Selon vous, quels sont les challenges que les designers contemporains devront relever ?

Les designers deviendront des sortes d’ingénieurs culturels, de véritables stratèges de la culture. La tendance en design sera l’addition par la soustraction. Quelques objets de grande valeur domineront le marché. Le design offrira aux entreprises de l’originalité et des idées en adéquation avec les problèmes contemporains. Actuellement, il y a peu d’idées déclinées en une infinité de versions. Le design et la production joueront un rôle majeur afin de permettre aux entreprises d’explorer de nouveaux territoires et de découvrir de nouvelles opportunités.

Quels sont vos projets dans l’avenir immédiat ?
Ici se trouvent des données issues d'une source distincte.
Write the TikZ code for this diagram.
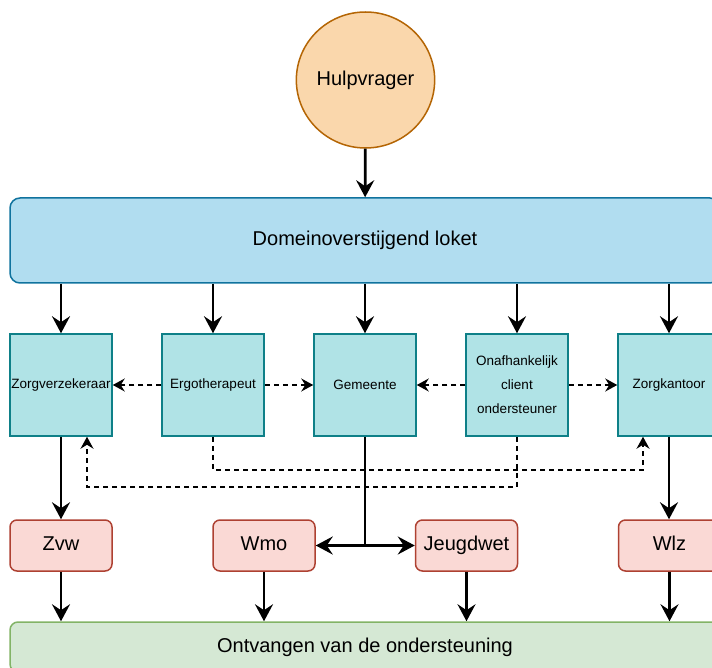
\documentclass[tikz,border=0pt]{standalone}
\usepackage{fontspec}
\setmainfont{Liberation Sans}
\usetikzlibrary{arrows.meta,positioning,calc,shapes.geometric}
\definecolor{hulpfill}{HTML}{FAD7AC}
\definecolor{hulpline}{HTML}{B46504}
\definecolor{loketfill}{HTML}{B1DDF0}
\definecolor{loketline}{HTML}{10739E}
\definecolor{actfill}{HTML}{B0E3E6}
\definecolor{actline}{HTML}{0E8088}
\definecolor{wetfill}{HTML}{FAD9D5}
\definecolor{wetline}{HTML}{AE4132}
\definecolor{ontvfill}{HTML}{D5E8D4}
\definecolor{ontvline}{HTML}{82B366}
\tikzset{
  bigtext/.style={font=\fontsize{20}{24}\selectfont,text height=14.5pt,text depth=4pt},
  actor/.style={draw=actline,fill=actfill,line width=1.5pt,minimum width=102,minimum height=102,
    inner sep=0pt,align=center,font=\fontsize{13.5}{24}\selectfont},
  wet/.style={draw=wetline,fill=wetfill,line width=1.5pt,rounded corners=7pt,minimum width=102,
    minimum height=51,inner sep=0pt,bigtext},
  flow/.style={line width=2.7pt,-{Stealth[length=17pt,width=18pt,inset=6pt]}},
  hint/.style={line width=1.6pt,dash pattern=on 5pt off 4pt,-{Stealth[length=12pt,width=13pt,inset=4pt]}}
}
\begin{document}
\begin{tikzpicture}[x=1pt,y=-1pt]
\useasboundingbox (0,0) rectangle (712,668);
\clip (0,0) rectangle (712,668);
% top: hulpvrager and loket
\node[ellipse,draw=hulpline,fill=hulpfill,line width=1.5pt,inner sep=0pt,minimum width=135,minimum height=136,bigtext] (hulp) at (365.5,80) {Hulpvrager};
\node[draw=loketline,fill=loketfill,line width=1.5pt,rounded corners=10pt,minimum width=710,minimum height=85,bigtext] (loket) at (365,240.5) {Domeinoverstijgend loket};
\draw[flow] (hulp) -- (loket);
% row of actors
\node[actor] (zorgv) at (61,385) {Zorgverzekeraar};
\node[actor] (ergo) at (213,385) {Ergotherapeut};
\node[actor] (gem) at (365,385) {Gemeente};
\node[actor] (onaf) at (517,385) {Onafhankelijk\\client\\ondersteuner};
\node[actor] (zorgk) at (669,385) {Zorgkantoor};
\foreach \n in {zorgv,ergo,gem,onaf,zorgk}
\draw[flow] (\n.north |- loket.south) -- (\n.north);
% dashed hints
\draw[hint] (ergo) -- (zorgv);
\draw[hint] (ergo) -- (gem);
\draw[hint] (onaf) -- (gem);
\draw[hint] (onaf) -- (zorgk);
\draw[hint] (ergo.south) -- ++(0,33) -| ([xshift=-26pt]zorgk.south);
\draw[hint] (onaf.south) -- ++(0,50) -| ([xshift=26pt]zorgv.south);
% laws
\node[wet] (zvw) at (61,545.5) {Zvw};
\node[wet] (wmo) at (264,545.5) {Wmo};
\node[wet] (jeugd) at (466.5,545.5) {Jeugdwet};
\node[wet] (wlz) at (669.5,545.5) {Wlz};
\draw[flow] (zorgv) -- (zvw);
\draw[flow] (zorgk.south) -- (zorgk.south |- wlz.north);
\coordinate (split) at (gem.south |- wmo.east);
\draw[line width=2.7pt] (gem.south) -- (split);
\draw[flow] (split) -- (wmo.east);
\draw[flow] (split) -- (jeugd.west);
% bottom
\node[draw=ontvline,fill=ontvfill,line width=1.5pt,rounded corners=8pt,minimum width=710,minimum height=50,bigtext] (ontv) at (365,647) {Ontvangen van de ondersteuning};
\foreach \n in {zvw,wmo,jeugd,wlz}
\draw[flow] (\n.south) -- (\n.south |- ontv.north);
\end{tikzpicture}
\end{document}
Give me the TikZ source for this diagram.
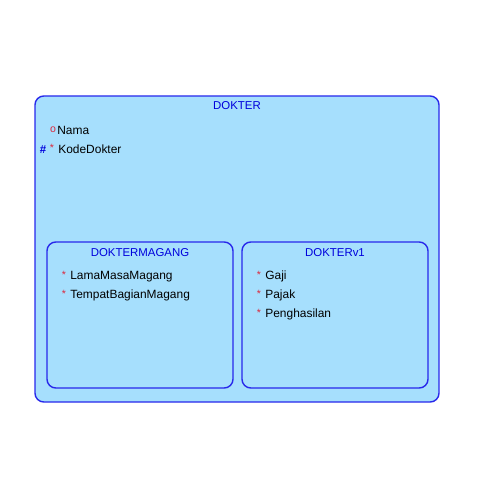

Je développe une dizaine de nouveaux projets que j’exposerai lors du prochain Salon du meuble de Milan et je vais publier un nouveau livre intitulé  » Evolution  » qui répondra à nombre des questions que vous m’avez posées. Je planche également sur des écrans LCD, des produits high-tech, un gsm, des produits d’entretien, des bouteilles de shampooing, des cosmétiques, des meubles, des produits pour la cuisine, la déco de restaurants à New York, Long Island, Paris et Moscou, des bouilloires, des tapis, des chaussures, des boîtes de distribution pour les journaux à New York, une bicyclette, des sacs, des hôtels à Londres et Brighton, des accessoires pour chien… Je réalise aussi des installations et des peintures pour, entre autres, des associations caritatives. Enfin, je crée de la musique, j’élabore une exposition rétrospective itinérante pour la Modern Pinacothèque de Munich et je rédige un bouquin pour Taschen qui sera publié sous le nom de Digipop en avril 2005.